> WHAT YOU SHOULD DO:
Leave out the pictures; transcribe all else exactly.

******

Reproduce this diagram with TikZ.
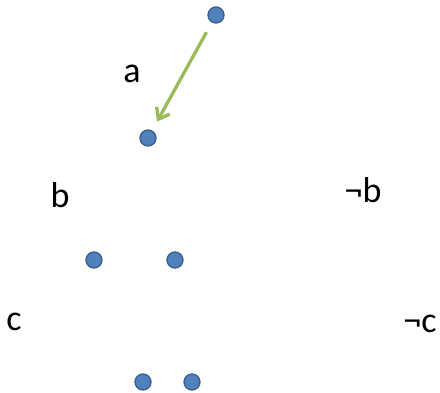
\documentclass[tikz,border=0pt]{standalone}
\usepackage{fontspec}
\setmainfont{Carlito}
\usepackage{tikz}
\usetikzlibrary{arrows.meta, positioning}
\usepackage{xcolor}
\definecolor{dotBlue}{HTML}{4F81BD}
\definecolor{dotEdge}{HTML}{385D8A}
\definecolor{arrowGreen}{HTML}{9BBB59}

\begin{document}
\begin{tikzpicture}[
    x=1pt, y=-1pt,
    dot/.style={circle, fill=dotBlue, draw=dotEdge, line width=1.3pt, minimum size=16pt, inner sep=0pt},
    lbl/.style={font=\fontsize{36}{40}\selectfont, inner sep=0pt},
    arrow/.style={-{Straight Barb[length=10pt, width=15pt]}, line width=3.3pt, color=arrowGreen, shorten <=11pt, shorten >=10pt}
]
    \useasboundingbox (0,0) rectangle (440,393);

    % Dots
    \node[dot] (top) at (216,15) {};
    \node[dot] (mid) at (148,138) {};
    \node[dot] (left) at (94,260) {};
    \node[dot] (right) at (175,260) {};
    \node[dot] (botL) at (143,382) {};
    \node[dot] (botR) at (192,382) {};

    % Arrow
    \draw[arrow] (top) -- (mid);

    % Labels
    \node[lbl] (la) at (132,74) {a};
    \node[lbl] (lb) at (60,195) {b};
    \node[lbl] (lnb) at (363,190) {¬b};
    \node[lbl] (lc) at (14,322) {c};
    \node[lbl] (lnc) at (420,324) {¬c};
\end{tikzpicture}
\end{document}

******

> REPLY:
Reproduce this diagram with TikZ.
\documentclass[tikz,border=0pt]{standalone}
\usepackage{fontspec}
\setmainfont{Carlito}
\usepackage{tikz}
\usetikzlibrary{arrows.meta, positioning}
\usepackage{xcolor}
\definecolor{dotBlue}{HTML}{4F81BD}
\definecolor{dotEdge}{HTML}{385D8A}
\definecolor{arrowGreen}{HTML}{9BBB59}

\begin{document}
\begin{tikzpicture}[
    x=1pt, y=-1pt,
    dot/.style={circle, fill=dotBlue, draw=dotEdge, line width=1.3pt, minimum size=16pt, inner sep=0pt},
    lbl/.style={font=\fontsize{36}{40}\selectfont, inner sep=0pt},
    arrow/.style={-{Straight Barb[length=10pt, width=15pt]}, line width=3.3pt, color=arrowGreen, shorten <=11pt, shorten >=10pt}
]
    \useasboundingbox (0,0) rectangle (440,393);

    % Dots
    \node[dot] (top) at (216,15) {};
    \node[dot] (mid) at (148,138) {};
    \node[dot] (left) at (94,260) {};
    \node[dot] (right) at (175,260) {};
    \node[dot] (botL) at (143,382) {};
    \node[dot] (botR) at (192,382) {};

    % Arrow
    \draw[arrow] (top) -- (mid);

    % Labels
    \node[lbl] (la) at (132,74) {a};
    \node[lbl] (lb) at (60,195) {b};
    \node[lbl] (lnb) at (363,190) {¬b};
    \node[lbl] (lc) at (14,322) {c};
    \node[lbl] (lnc) at (420,324) {¬c};
\end{tikzpicture}
\end{document}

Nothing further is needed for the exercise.